Reducing launch cost also will reduce satellite cost. The cost optimum is when the marginal cost of removing 1 kg from the satellite = the marginal cost of launching that kg. So cheaper launch means heavier but less expensive satellite parts.

Comment Re:Business model? (Score 1) 105

> Private corporations may soon have more space technology than the US government.

That's already the case. NASA's share of total space industry is only 6% ($18 vs $300 billion/year). Commercial satellites have had ion thrusters for a number of years before the NASA Dawn spacecraft had them. For-profit corporations have more incentive to update their tech sooner, to get a competitive advantage.

Comment Re: Unconstitutional too (Score 1) 385

The Fourth Amendment reads in part:

> "...and no Warrants shall issue, but upon probable cause, supported by Oath or affirmation, and particularly describing the place to be searched, and the persons or things to be seized ."

This looks like an attempt to get around that provision. Sorry, FBI, you actually have to do police work.

Comment Re:Time to abandon normal phones? (Score 1) 217

> It does limit the functionality though since you don't get emergency calls where someone you know had to borrow a phone and such.

Those people can leave a voicemail message. Most telemarketers and robocalls don't.
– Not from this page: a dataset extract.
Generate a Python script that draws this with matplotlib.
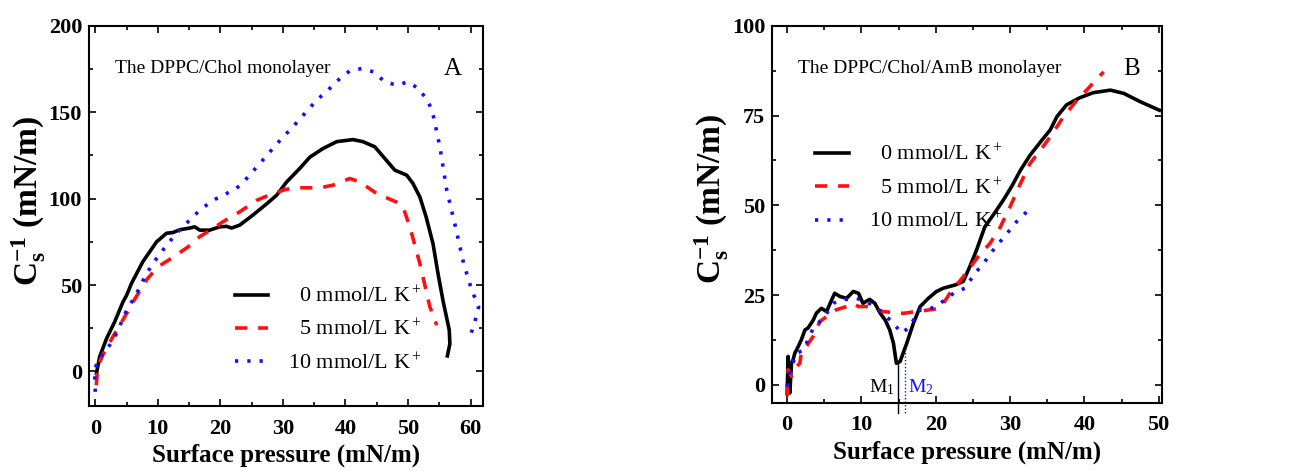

When I get a mystery calling number, I let it go to voicemail. If it's important they can leave a message, and I can call them back.

Comment Re:Fastest Probe? [Re:Exciting stuff] (Score 2) 170

> I wonder what the fastest possible chemically-propelled-rocket probe is?

Slower than a Nuclear-ion probe. Nuclear in this case means a small nuclear reactor, say in the 1 MW power range. Plasma thrusters have an exhaust velocity of ~ 50 km/s, and it is reasonable to reach 3x exhaust velocity, thus 150 km/s. The mass ratio (propellant to empty mass) would be 20:1 in that case. For any kind of chemical rocket to reach that velocity, it would need a mass ratio of 10 trillion, which is seriously impractical.

150 km/s = 31.6 AU/year, therefore missions to around 300 AU would be reasonable (10 year trip time). 1 MW reactor with radiators would mass ~ 20 tons. 300 AU probe would mass ~ 5 tons. Propellant load would be 25x20 = 500 tons. Propellant flow rate is .57 grams/sec or 49 kg/day. So thrust time is 28 years, which is a bit long. It would help if the reactor could be made lighter.

Comment Re:Slow Interstellar (Score 1) 272

> The hard part is getting up to speed, and slowing down at the destination.

The diffusion method I call "slow interstellar" doesn't require that. If you already live in the Sun's Oort Cloud, and another star gets close enough that the Oort Clouds overlap, you only have to match velocity, which is on the order of 50 km/s. After that you drift along with the other star, spreading to fill their environment, until another close stellar encounter happens. This method requires more patience than humans possess, though.